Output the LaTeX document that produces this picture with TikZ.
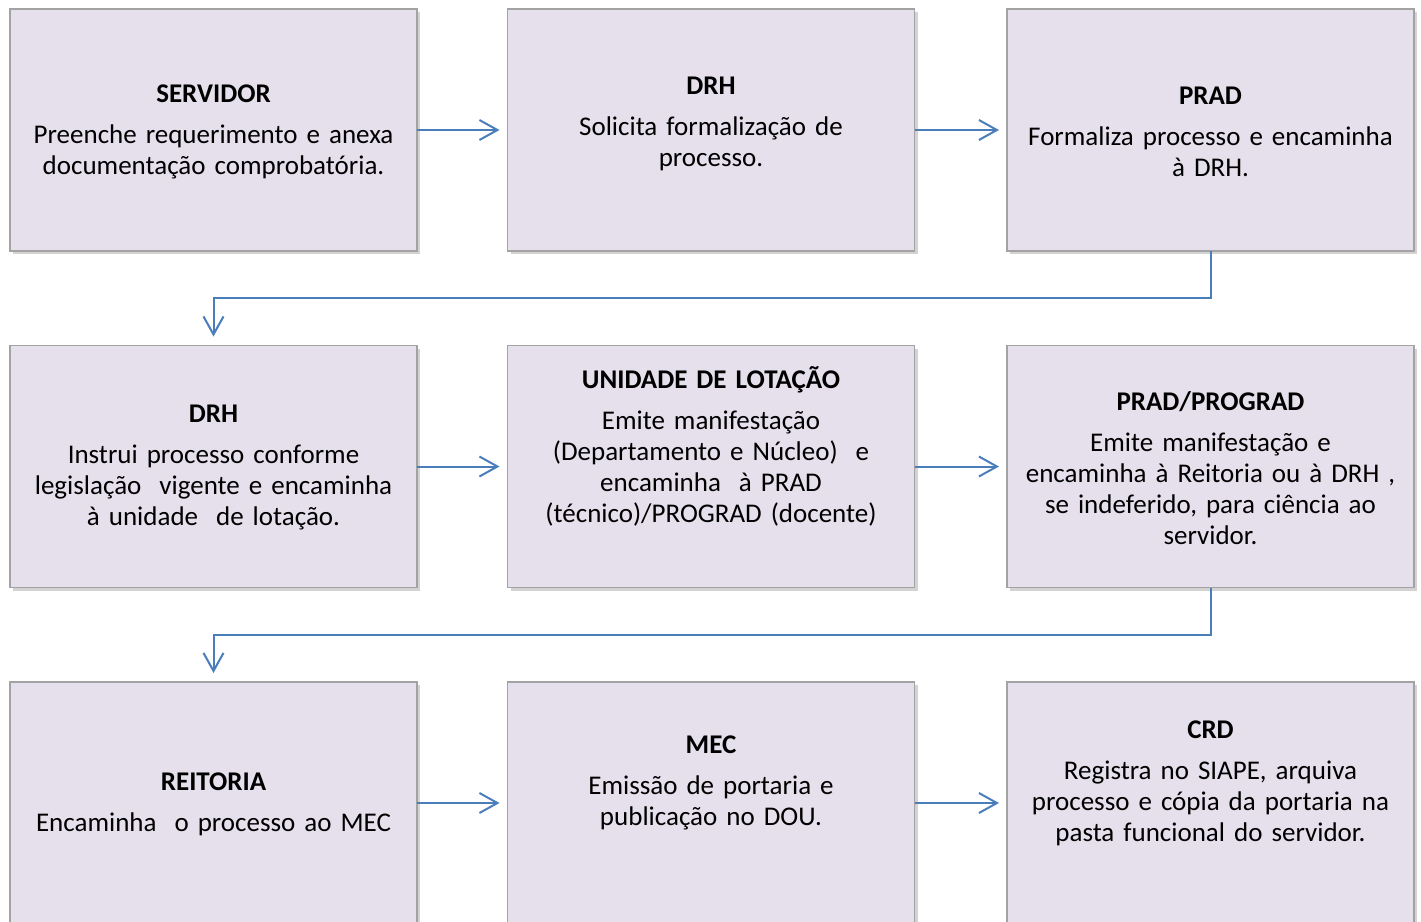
\documentclass[tikz,border=0pt]{standalone}
\usepackage{fontspec}
\setmainfont{Carlito}
\usepackage{tikz}
\usetikzlibrary{positioning, calc, arrows.meta, shadows}

\definecolor{boxfill}{HTML}{E5E0EC}
\definecolor{boxline}{HTML}{A3A3A3}
\definecolor{arrowblue}{HTML}{4A7EBB}

\begin{document}
\begin{tikzpicture}[x=0.5pt, y=-0.5pt,
    box/.style={rectangle, draw=boxline, line width=0.8pt, fill=boxfill,
        minimum width=203.5pt, minimum height=121pt, outer sep=0pt,
        drop shadow={shadow xshift=1.5pt, shadow yshift=-1.5pt, opacity=0.35}},
    txt/.style={align=center, text width=200pt, inner sep=0pt,
        font=\fontsize{13.5}{15.5}\selectfont},
    arr/.style={draw=arrowblue, line width=1pt,
        -{Straight Barb[length=9pt, width=10pt, line width=1pt]}}]
    \useasboundingbox (0,0) rectangle (1421,922);
    % first row
    \node[box] (servidor) at (213.5,130) {};
    \node[box] (drh1) at (711,130) {};
    \node[box] (prad1) at (1210.5,130) {};
    \node[txt] (servidorT) at (213.5,131.5) {\textbf{SERVIDOR}\\[5pt]Preenche requerimento e anexa\\documentação comprobatória.};
    \node[txt] (drh1T) at (711,123.5) {\textbf{DRH}\\[5pt]Solicita formalização de\\processo.};
    \node[txt] (prad1T) at (1210.5,131.5) {\textbf{PRAD}\\[5pt]Formaliza processo e encaminha\\à DRH.};
    % second row
    \node[box] (drh2) at (213.5,466.5) {};
    \node[box] (unidade) at (711,466.5) {};
    \node[box] (prograd) at (1210.5,466.5) {};
    \node[txt] (drh2T) at (213.5,468) {\textbf{DRH}\\[5pt]Instrui processo conforme\\legislação~ vigente e encaminha\\à unidade~ de lotação.};
    \node[txt] (unidadeT) at (711,446) {\textbf{UNIDADE DE LOTAÇÃO}\\[5pt]Emite manifestação\\(Departamento e Núcleo)~ e\\encaminha~ à PRAD\\(técnico)/PROGRAD (docente)};
    \node[txt] (progradT) at (1210.5,468.5) {\textbf{PRAD/PROGRAD}\\[5pt]Emite manifestação e\\encaminha à Reitoria ou à DRH ,\\se indeferido, para ciência ao\\servidor.};
    % third row
    \node[box] (reitoria) at (213.5,803) {};
    \node[box] (mec) at (711,803) {};
    \node[box] (crd) at (1210.5,803) {};
    \node[txt] (reitoriaT) at (213.5,804.5) {\textbf{REITORIA}\\[5pt]Encaminha~ o processo ao MEC};
    \node[txt] (mecT) at (711,783) {\textbf{MEC}\\[5pt]Emissão de portaria e\\publicação no DOU.};
    \node[txt] (crdT) at (1210.5,783.5) {\textbf{CRD}\\[5pt]Registra no SIAPE, arquiva\\processo e cópia da portaria na\\pasta funcional do servidor.};
    % connectors
    \draw[arr, shorten >=4pt] (servidor.east) -- (drh1.west);
    \draw[arr, shorten >=4pt] (drh1.east) -- (prad1.west);
    \draw[arr, shorten >=4.5pt] (prad1.south) -- ++(0,47) -| (drh2.north);
    \draw[arr, shorten >=4pt] (drh2.east) -- (unidade.west);
    \draw[arr, shorten >=4pt] (unidade.east) -- (prograd.west);
    \draw[arr, shorten >=4.5pt] (prograd.south) -- ++(0,47) -| (reitoria.north);
    \draw[arr, shorten >=4pt] (reitoria.east) -- (mec.west);
    \draw[arr, shorten >=4pt] (mec.east) -- (crd.west);
\end{tikzpicture}
\end{document}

__TASK__
Without the pictures, copy the material exactly as given.

__TASK ANSWER__
Output the LaTeX document that produces this picture with TikZ.
\documentclass[tikz,border=0pt]{standalone}
\usepackage{fontspec}
\setmainfont{Carlito}
\usepackage{tikz}
\usetikzlibrary{positioning, calc, arrows.meta, shadows}

\definecolor{boxfill}{HTML}{E5E0EC}
\definecolor{boxline}{HTML}{A3A3A3}
\definecolor{arrowblue}{HTML}{4A7EBB}

\begin{document}
\begin{tikzpicture}[x=0.5pt, y=-0.5pt,
    box/.style={rectangle, draw=boxline, line width=0.8pt, fill=boxfill,
        minimum width=203.5pt, minimum height=121pt, outer sep=0pt,
        drop shadow={shadow xshift=1.5pt, shadow yshift=-1.5pt, opacity=0.35}},
    txt/.style={align=center, text width=200pt, inner sep=0pt,
        font=\fontsize{13.5}{15.5}\selectfont},
    arr/.style={draw=arrowblue, line width=1pt,
        -{Straight Barb[length=9pt, width=10pt, line width=1pt]}}]
    \useasboundingbox (0,0) rectangle (1421,922);
    % first row
    \node[box] (servidor) at (213.5,130) {};
    \node[box] (drh1) at (711,130) {};
    \node[box] (prad1) at (1210.5,130) {};
    \node[txt] (servidorT) at (213.5,131.5) {\textbf{SERVIDOR}\\[5pt]Preenche requerimento e anexa\\documentação comprobatória.};
    \node[txt] (drh1T) at (711,123.5) {\textbf{DRH}\\[5pt]Solicita formalização de\\processo.};
    \node[txt] (prad1T) at (1210.5,131.5) {\textbf{PRAD}\\[5pt]Formaliza processo e encaminha\\à DRH.};
    % second row
    \node[box] (drh2) at (213.5,466.5) {};
    \node[box] (unidade) at (711,466.5) {};
    \node[box] (prograd) at (1210.5,466.5) {};
    \node[txt] (drh2T) at (213.5,468) {\textbf{DRH}\\[5pt]Instrui processo conforme\\legislação~ vigente e encaminha\\à unidade~ de lotação.};
    \node[txt] (unidadeT) at (711,446) {\textbf{UNIDADE DE LOTAÇÃO}\\[5pt]Emite manifestação\\(Departamento e Núcleo)~ e\\encaminha~ à PRAD\\(técnico)/PROGRAD (docente)};
    \node[txt] (progradT) at (1210.5,468.5) {\textbf{PRAD/PROGRAD}\\[5pt]Emite manifestação e\\encaminha à Reitoria ou à DRH ,\\se indeferido, para ciência ao\\servidor.};
    % third row
    \node[box] (reitoria) at (213.5,803) {};
    \node[box] (mec) at (711,803) {};
    \node[box] (crd) at (1210.5,803) {};
    \node[txt] (reitoriaT) at (213.5,804.5) {\textbf{REITORIA}\\[5pt]Encaminha~ o processo ao MEC};
    \node[txt] (mecT) at (711,783) {\textbf{MEC}\\[5pt]Emissão de portaria e\\publicação no DOU.};
    \node[txt] (crdT) at (1210.5,783.5) {\textbf{CRD}\\[5pt]Registra no SIAPE, arquiva\\processo e cópia da portaria na\\pasta funcional do servidor.};
    % connectors
    \draw[arr, shorten >=4pt] (servidor.east) -- (drh1.west);
    \draw[arr, shorten >=4pt] (drh1.east) -- (prad1.west);
    \draw[arr, shorten >=4.5pt] (prad1.south) -- ++(0,47) -| (drh2.north);
    \draw[arr, shorten >=4pt] (drh2.east) -- (unidade.west);
    \draw[arr, shorten >=4pt] (unidade.east) -- (prograd.west);
    \draw[arr, shorten >=4.5pt] (prograd.south) -- ++(0,47) -| (reitoria.north);
    \draw[arr, shorten >=4pt] (reitoria.east) -- (mec.west);
    \draw[arr, shorten >=4pt] (mec.east) -- (crd.west);
\end{tikzpicture}
\end{document}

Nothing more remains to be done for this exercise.